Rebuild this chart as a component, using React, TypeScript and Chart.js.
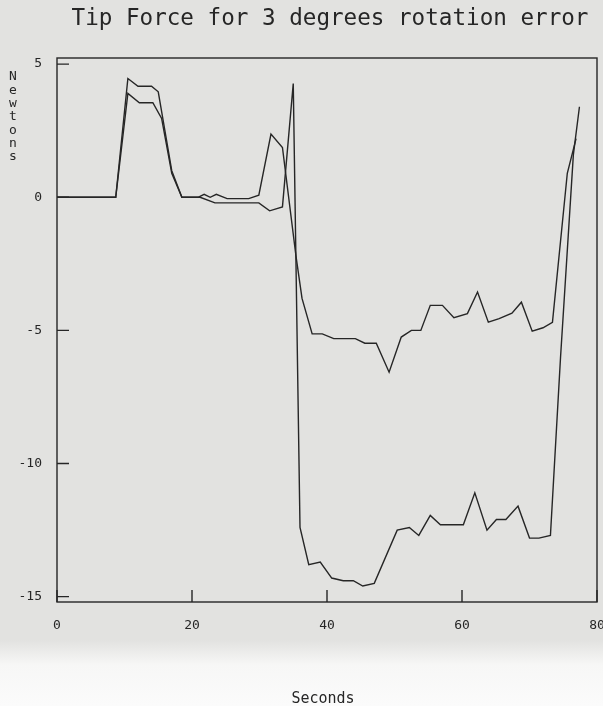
------------------------------------------------------------------------
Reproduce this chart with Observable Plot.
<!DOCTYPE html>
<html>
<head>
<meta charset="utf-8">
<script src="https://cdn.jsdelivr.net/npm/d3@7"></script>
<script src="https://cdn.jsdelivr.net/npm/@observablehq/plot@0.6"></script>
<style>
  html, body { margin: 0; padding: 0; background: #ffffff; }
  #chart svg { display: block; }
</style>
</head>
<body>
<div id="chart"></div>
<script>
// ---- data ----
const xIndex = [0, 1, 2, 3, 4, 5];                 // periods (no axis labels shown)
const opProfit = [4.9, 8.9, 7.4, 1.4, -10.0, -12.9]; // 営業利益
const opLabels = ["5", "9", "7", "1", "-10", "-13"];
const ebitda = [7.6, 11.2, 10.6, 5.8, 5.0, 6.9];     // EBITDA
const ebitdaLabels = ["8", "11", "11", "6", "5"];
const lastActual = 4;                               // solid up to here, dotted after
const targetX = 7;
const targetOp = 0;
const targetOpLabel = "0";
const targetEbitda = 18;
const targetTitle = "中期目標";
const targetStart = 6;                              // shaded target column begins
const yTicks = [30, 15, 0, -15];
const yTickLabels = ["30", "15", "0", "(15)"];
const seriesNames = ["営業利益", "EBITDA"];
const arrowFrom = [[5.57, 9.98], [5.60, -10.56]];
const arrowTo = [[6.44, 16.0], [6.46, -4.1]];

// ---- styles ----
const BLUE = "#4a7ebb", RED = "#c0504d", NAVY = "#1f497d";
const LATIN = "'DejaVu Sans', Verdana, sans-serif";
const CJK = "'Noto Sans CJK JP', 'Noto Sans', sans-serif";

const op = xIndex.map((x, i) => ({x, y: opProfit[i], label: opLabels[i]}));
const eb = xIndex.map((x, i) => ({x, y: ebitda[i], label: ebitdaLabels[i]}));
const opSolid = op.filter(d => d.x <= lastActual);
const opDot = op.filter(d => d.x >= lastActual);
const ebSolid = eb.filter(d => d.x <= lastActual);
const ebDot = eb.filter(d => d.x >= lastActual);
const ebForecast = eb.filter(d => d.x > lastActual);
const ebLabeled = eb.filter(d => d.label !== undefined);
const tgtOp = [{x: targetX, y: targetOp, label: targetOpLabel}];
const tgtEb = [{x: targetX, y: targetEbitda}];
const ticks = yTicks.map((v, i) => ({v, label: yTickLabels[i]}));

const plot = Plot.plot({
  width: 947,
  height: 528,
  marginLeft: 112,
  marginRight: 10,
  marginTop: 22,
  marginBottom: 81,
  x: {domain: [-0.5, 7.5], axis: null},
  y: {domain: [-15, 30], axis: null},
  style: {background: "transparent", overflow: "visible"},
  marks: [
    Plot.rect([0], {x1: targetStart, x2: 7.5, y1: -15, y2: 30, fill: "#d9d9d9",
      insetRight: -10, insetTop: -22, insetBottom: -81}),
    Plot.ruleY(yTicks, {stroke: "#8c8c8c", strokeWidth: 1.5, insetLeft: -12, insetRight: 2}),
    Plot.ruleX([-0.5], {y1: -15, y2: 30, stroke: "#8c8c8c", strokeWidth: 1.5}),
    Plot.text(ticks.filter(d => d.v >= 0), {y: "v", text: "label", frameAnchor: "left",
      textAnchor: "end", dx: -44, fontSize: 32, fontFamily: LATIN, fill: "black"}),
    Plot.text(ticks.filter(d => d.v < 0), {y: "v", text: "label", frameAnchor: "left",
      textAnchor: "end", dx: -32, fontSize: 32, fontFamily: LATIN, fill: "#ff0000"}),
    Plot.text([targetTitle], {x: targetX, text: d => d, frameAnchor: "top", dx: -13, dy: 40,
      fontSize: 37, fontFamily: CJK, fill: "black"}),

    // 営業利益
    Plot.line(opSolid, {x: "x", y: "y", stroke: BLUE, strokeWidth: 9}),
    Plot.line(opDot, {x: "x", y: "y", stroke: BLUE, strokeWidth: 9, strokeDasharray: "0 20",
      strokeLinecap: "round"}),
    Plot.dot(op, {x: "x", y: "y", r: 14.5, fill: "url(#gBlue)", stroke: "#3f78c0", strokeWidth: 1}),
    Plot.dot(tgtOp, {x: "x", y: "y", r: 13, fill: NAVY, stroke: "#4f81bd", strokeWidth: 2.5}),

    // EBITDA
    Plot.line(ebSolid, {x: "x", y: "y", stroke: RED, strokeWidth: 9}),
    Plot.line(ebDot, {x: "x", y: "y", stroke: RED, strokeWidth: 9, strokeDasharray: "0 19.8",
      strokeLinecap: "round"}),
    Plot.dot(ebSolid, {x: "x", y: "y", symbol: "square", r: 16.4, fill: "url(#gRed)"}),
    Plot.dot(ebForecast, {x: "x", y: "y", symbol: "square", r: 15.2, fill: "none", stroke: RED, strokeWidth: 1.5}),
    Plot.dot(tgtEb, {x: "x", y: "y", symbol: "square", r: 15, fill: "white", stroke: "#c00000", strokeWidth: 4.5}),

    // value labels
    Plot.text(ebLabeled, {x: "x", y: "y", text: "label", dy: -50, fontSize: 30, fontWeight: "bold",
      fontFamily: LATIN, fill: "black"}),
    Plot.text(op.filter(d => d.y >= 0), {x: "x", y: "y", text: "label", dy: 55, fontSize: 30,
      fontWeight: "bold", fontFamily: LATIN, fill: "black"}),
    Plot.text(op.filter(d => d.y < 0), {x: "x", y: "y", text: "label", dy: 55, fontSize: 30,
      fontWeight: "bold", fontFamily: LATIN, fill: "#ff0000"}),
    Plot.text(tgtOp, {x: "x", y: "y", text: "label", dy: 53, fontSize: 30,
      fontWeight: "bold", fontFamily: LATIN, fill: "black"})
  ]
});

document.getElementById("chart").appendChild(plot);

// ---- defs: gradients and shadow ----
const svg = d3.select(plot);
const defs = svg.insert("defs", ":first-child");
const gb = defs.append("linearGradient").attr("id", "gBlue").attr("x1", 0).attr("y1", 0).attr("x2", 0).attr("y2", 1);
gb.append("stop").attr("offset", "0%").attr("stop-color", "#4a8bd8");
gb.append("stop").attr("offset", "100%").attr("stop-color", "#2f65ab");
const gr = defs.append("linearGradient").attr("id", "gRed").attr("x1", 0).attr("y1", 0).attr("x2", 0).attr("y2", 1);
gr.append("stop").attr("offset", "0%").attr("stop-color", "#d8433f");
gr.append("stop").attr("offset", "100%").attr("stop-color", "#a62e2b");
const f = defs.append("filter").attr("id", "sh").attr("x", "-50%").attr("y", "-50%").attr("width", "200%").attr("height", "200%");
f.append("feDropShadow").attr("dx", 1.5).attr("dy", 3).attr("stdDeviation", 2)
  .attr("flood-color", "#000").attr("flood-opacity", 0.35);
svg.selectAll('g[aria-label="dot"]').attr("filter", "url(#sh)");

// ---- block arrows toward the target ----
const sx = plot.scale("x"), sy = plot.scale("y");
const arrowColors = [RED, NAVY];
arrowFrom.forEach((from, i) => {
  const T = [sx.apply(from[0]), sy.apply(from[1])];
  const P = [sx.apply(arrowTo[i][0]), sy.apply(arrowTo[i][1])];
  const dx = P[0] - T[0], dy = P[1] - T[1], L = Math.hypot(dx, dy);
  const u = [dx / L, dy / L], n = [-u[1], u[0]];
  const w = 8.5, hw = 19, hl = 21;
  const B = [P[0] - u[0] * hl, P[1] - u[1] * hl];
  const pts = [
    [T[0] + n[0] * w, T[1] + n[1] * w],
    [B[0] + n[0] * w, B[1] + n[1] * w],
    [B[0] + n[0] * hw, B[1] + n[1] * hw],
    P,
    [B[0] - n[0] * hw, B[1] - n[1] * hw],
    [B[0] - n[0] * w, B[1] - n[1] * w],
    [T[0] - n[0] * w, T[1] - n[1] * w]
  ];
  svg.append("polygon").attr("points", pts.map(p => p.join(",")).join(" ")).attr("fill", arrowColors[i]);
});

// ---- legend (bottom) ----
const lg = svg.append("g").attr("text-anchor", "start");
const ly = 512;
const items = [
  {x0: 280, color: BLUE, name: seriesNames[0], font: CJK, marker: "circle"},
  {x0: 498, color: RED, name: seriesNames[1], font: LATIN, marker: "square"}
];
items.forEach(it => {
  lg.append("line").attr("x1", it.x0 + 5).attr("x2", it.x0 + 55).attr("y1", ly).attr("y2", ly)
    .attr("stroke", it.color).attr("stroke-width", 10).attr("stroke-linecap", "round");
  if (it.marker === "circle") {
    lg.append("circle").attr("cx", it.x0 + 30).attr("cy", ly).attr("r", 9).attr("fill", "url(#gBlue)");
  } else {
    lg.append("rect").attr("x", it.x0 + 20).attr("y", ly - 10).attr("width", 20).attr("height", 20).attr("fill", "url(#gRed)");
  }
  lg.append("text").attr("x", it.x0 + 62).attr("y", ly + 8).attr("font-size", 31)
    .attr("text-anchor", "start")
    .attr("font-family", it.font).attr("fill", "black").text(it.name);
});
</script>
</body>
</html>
------------------------------------------------------------------------
#### [What is being asked]
Select and copy every line of the listing with the word "chart".

#### [Exercise solution]
Rebuild this chart as a component, using React, TypeScript and Chart.js.
Reproduce this chart with Observable Plot.
  #chart svg { display: block; }
<div id="chart"></div>
document.getElementById("chart").appendChild(plot);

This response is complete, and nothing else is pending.